There is no way to verify an email’s contents except through cryptography. Until every email client includes encryption and reliable authentication, we should always doubt an email’s source.
We can increase our confidence in an email a little, though, by tracing its path through the mail system. I use this technique more-or-less daily to look at potential phishing emails. If the final Received header didn’t come from my bank, then I know it’s fake.
When we send an email, we connect to a server to deliver it for us. These servers are generally called mail transfer agents (MTAs) and they use the Simple Mail Transfer Protocol (SMTP).
I used the following technique to assess whether the #PodestaEmails leaked during the 2016 presidential elections were “obvious fakes,” as claimed by one observer. While there’s no way to prove they were legitimate, the headers looked believable.
Each time an MTA processes an email message it adds a header (the “Received:” header) to the front of the email message. The recipient can see the email’s whole path by tracing the Received headers back to the sender. Here is a typical Received header:
Received: from mail-lf0-f50.google.com (mail-lf0-f50.google.com [18.104.22.168]) (using TLSv1.2 with cipher ECDHE-RSA-AES128-GCM-SHA256 (128/128 bits)) (No client certificate requested) by mx5.messagingengine.com (Postfix) with ESMTPS for <firstname.lastname@example.org>; Wed, 25 Apr 2018 17:43:40 -0400 (EDT)
As email has evolved, a lot of headers have appeared, many of whose names contain the word “Received.” For this exercise, we only pay attention to “Received:” headers. We ignore the ones that start with “X-” or end with “-SPF” or just embed the word “Received” somewhere in the middle.
The Received header contains several clauses, usually started with a preposition. For email tracing, we care about the “from” clause and the “by” clause. Ignore the “with” and “for” clauses, or any others. Here are the relevant clauses from the above example:
from mail-lf0-f50.google.com (mail-lf0-f50.google.com [22.214.171.124]) by mx5.messagingengine.com (Postfix)
Each of these clauses contains a host address and possibly other information in parentheses. The host addresses are highlighted in red. The host address is usually in domain name format, though the IP address may also be provided, usually in square brackets as shown in the “from” clause.
A Sample Trace
Bob sends an email to Alice. Bob’s client carries the name “124567.client.someisp.net” in the mail system. His email software always sends email via the MTA host named “MTA.net.” Alice always retrieves her email from the host “MTA3.net.” Bob’s email follows this path:
Here are the resulting email headers, grossly simplified for this example:
Received from MTA2.net by MTA3.net Received from MTA1.net by MTA2.net Received from 124567.client.someisp.net by MTA1.net From: Bob To: Alice
When we trace the email’s route from Alice back to Bob, the hosts appear in this order:
Simplifying the Header Mess
A modern email header may contain dozens of lines of anti-spam and authentication header data in addition to the Received headers. Before starting to trace an email, copy the headers into a text editor and remove all headers except the Received headers.

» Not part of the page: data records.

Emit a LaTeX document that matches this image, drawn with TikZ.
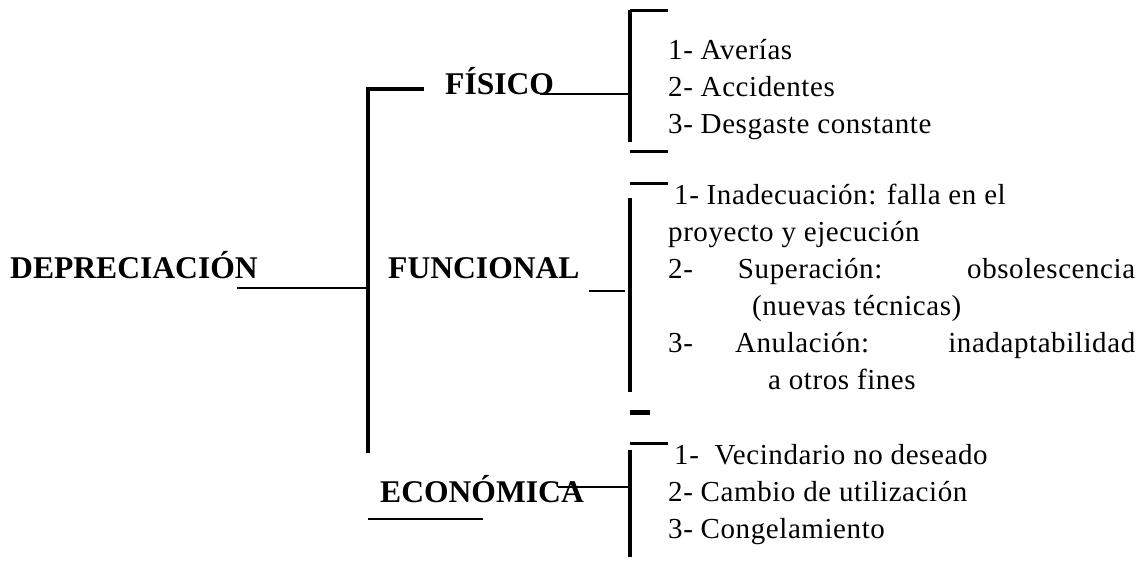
\documentclass[tikz,border=0pt]{standalone}
\usepackage{fontspec}
\setmainfont{Liberation Serif}
\newfontfamily\itemfont[LetterSpace=2]{Liberation Serif}
\begin{document}
\begin{tikzpicture}[x=1pt,y=-1pt,
  lab/.style={font=\bfseries\fontsize{31.6}{36}\selectfont, anchor=base west, inner sep=0pt},
  itm/.style={font=\itemfont\fontsize{29}{36}\selectfont, anchor=base west, inner sep=0pt},
  bar/.style={line width=4.5pt},
  tick/.style={line width=3pt},
  thinl/.style={line width=1.8pt},
  dashmark/.style={line width=5pt}]
\useasboundingbox (0,0) rectangle (1138,564);
% labels
\node[lab] (dep) at (10,278) {DEPRECIACIÓN};
\node[lab] (fis) at (445,95) {FÍSICO};
\node[lab] (fun) at (388,278) {FUNCIONAL};
\node[lab] (eco) at (380,502) {ECONÓMICA};
% items fisico
\node[itm] (f1) at (668,60) {1- Averías};
\node[itm] (f2) at (668,97) {2- Accidentes};
\node[itm] (f3) at (668,134) {3- Desgaste constante};
% items funcional
\node[itm] (u1) at (674,205) {1- Inadecuación: falla en el};
\node[itm] (u1b) at (668,242) {proyecto y ejecución};
\node[itm] (u2) at (668,279) {\makebox[467pt][s]{2- Superación: obsolescencia}};
\node[itm] (u2b) at (752,315) {(nuevas técnicas)};
\node[itm] (u3) at (668,352) {\makebox[467pt][s]{3- Anulación: inadaptabilidad}};
\node[itm] (u3b) at (768,389) {a otros fines};
% items economica
\node[itm] (e1) at (674,464) {1-\ \ Vecindario no deseado};
\node[itm] (e2) at (668,501) {2- Cambio de utilización};
\node[itm] (e3) at (668,538) {3- Congelamiento};
% coordinates
\coordinate (mTopR) at (424,89);
\coordinate (mBot) at (368,453);
\coordinate (depL) at (237,288);
\coordinate (depR) at (368,288);
\coordinate (fisL) at (540,94);
\coordinate (fisR) at (630,94);
\coordinate (fbT) at (630,10);
\coordinate (fbB) at (630,142);
\coordinate (fbTR) at (668,11);
\coordinate (fbTL) at (630,11);
\coordinate (fbBL) at (630,152);
\coordinate (fbBR) at (668,152);
\coordinate (ubTL) at (630,184);
\coordinate (ubTR) at (668,184);
\coordinate (ubT) at (630,198);
\coordinate (ubB) at (630,392);
\coordinate (funL) at (589,291);
\coordinate (funR) at (625,291);
\coordinate (dL) at (630,412);
\coordinate (dR) at (650,412);
\coordinate (ebTL) at (630,443);
\coordinate (ebTR) at (668,443);
\coordinate (ebT) at (630,450);
\coordinate (ebB) at (630,557);
\coordinate (ecoL) at (558,487);
\coordinate (ecoR) at (630,487);
\coordinate (ecoUL) at (368,519);
\coordinate (ecoUR) at (483,519);
% main tree
\draw[bar] (mTopR) -| (mBot);
\draw[thinl] (depL) -- (depR);
% fisico bracket
\draw[thinl] (fisL) -- (fisR);
\draw[bar] (fbT) -- (fbB);
\draw[tick] (fbTL) -- (fbTR);
\draw[tick] (fbBL) -- (fbBR);
% funcional bracket
\draw[tick] (ubTL) -- (ubTR);
\draw[bar] (ubT) -- (ubB);
\draw[line width=2pt] (funL) -- (funR);
\draw[dashmark] (dL) -- (dR);
% economica bracket
\draw[tick] (ebTL) -- (ebTR);
\draw[bar] (ebT) -- (ebB);
\draw[line width=2pt] (ecoL) -- (ecoR);
\draw[line width=2.5pt] (ecoUL) -- (ecoUR);
\end{tikzpicture}
\end{document}
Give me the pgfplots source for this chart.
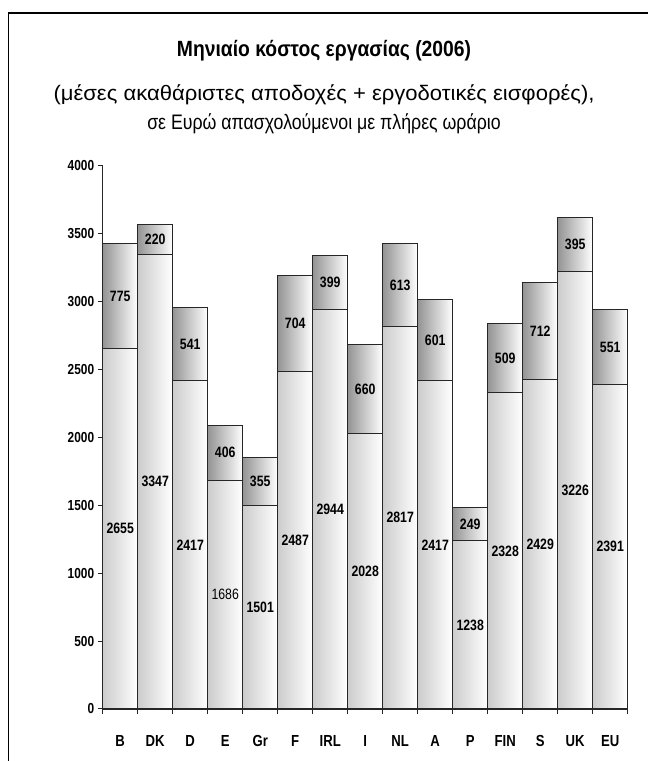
\documentclass[border=0pt]{standalone}
\usepackage{pgfplots}
\pgfplotsset{compat=1.18}
\usepackage{pgfplotstable}
\usepackage{fontspec}
\setmainfont{Liberation Sans}
\newfontfamily\cf[FakeStretch=0.82]{Liberation Sans}
\pgfplotstableread{
x low up
0 2655 775
1 3347 220
2 2417 541
3 1686 406
4 1501 355
5 2487 704
6 2944 399
7 2028 660
8 2817 613
9 2417 601
10 1238 249
11 2328 509
12 2429 712
13 3226 395
14 2391 551
}\data
\begin{document}
\begin{tikzpicture}
\path[use as bounding box] (-102.7bp,-52bp) rectangle (545.3bp,709bp);
\draw[line width=1.6bp] (-94.2bp,-52bp) -- (-94.2bp,696bp) -- (545.3bp,696bp);
\node[font=\cf\bfseries\fontsize{22bp}{26bp}\selectfont, anchor=base] at (221.3bp,652bp) {\scalebox{1.07}[1]{Μηνιαίο κόστος εργασίας (2006)}};
\node[font=\cf\fontsize{21bp}{25bp}\selectfont, anchor=base] at (221.3bp,608bp) {\scalebox{1.28}[1]{(μέσες ακαθάριστες αποδοχές + εργοδοτικές εισφορές),}};
\node[font=\cf\fontsize{21bp}{25bp}\selectfont, anchor=base] at (221.3bp,579bp) {\scalebox{1.03}[1]{σε Ευρώ απασχολούμενοι με πλήρες ωράριο}};
\begin{axis}[
  scale only axis, width=525bp, height=543bp,
  xmin=-0.5, xmax=14.5, ymin=0, ymax=4000,
  axis x line=bottom, axis y line=left,
  axis line style={-, line width=1.2bp, black!85},
  xtick={0,...,14}, xticklabels={B,DK,D,E,Gr,F,IRL,I,NL,A,P,FIN,S,UK,EU},
  major x tick style={draw=none},
  minor xtick={-0.5,0.5,...,14.5}, minor tick length=5bp,
  ytick={0,500,...,4000}, major tick length=5bp, tick align=outside,
  tick style={black!85, line width=1bp},
  xticklabel style={font=\cf\bfseries\fontsize{16bp}{18bp}\selectfont, anchor=north, yshift=-18bp},
  yticklabel style={font=\cf\bfseries\fontsize{14.5bp}{16bp}\selectfont},
  /pgf/number format/assume math mode=true, /pgf/number format/1000 sep={},
  clip=false]
\pgfplotsinvokeforeach{0,...,14}{
\addplot[ybar, bar width=1, bar shift=0pt, draw=black!85, line width=1bp, left color=black!42, right color=white, restrict x to domain=#1:#1] table[x=x, y expr=\thisrow{low}+\thisrow{up}] {\data};
\addplot[ybar, bar width=1, bar shift=0pt, draw=black!85, line width=1bp, left color=black!20, right color=white, restrict x to domain=#1:#1] table[x=x, y=low] {\data};
}
\addplot[draw=none, nodes near coords, point meta=explicit symbolic,
  every node near coord/.append style={anchor=center, font=\cf\bfseries\fontsize{15bp}{17bp}\selectfont},
  skip coords between index={3}{4}] table[x=x, y expr=\thisrow{low}/2, meta=low] {\data};
\addplot[draw=none, nodes near coords, point meta=explicit symbolic,
  every node near coord/.append style={anchor=center, font=\cf\fontsize{15bp}{17bp}\selectfont}]
  coordinates {(3,843) [1686]};
\addplot[draw=none, nodes near coords, point meta=explicit symbolic,
  every node near coord/.append style={anchor=center, font=\cf\bfseries\fontsize{15bp}{17bp}\selectfont}] table[x=x, y expr=\thisrow{low}+\thisrow{up}/2, meta=up] {\data};
\end{axis}
\end{tikzpicture}
\end{document}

Rearranging each Received Header
This is almost but not quite the order of host names in the Received headers. We should rearrange the “from” clause in each Received header to appear after the “by” clause.
This might seem like unnecessary clerical work, but it greatly simplifies tracing when there are a dozen or more Received headers.
Here are the rearranged headers:
Received by MTA3.net from MTA2.net Received by MTA2.net from MTA1.net Received by MTA1.net from 124567.client.someisp.net From: Bob To: Alice
The host names are now in a consistent order. The first host name indicates the final MTA visited; the next host name is the final but one, and so on. If the same host name appears in adjacent Received headers, then the reordering makes them adjacent in the listing.
Tracking Email Geographically
We can track emails geographically. We find the IP address for each MTA and look them up with “IP geolocation” services. Use a search engine to find such services. There are many such services on the Web. They typically find the information using an IPv4 or IPv6 address, or a domain name. The services return the ISP’s name and the estimated physical location of that host on the network.
Here are some results returned for the genuine host addresses listed above:
- Google ISP at Mountain View, CA
- Google ISP at Ashburn, VA
- Google ISP at Buffalo, NY
- NYI ISP at New York, NY
- NYI ISP at Flushing, NY
The vendors of geolocation data recognize that locations are approximate. One vendor says it is intended to be accurate to the zipcode level, more or less. In practice, however, the services often provide a precise latitude and longitude. The data may be precise, but it isn’t accurate. This has led to unfortunate results. When checking the above addresses, one service located the Google address in a lake outside Wichita (lat 37.750999450684, lon -97.821998596191). Services often pick a random location in the middle of the continent to serve as the “default” address for “on this continent.”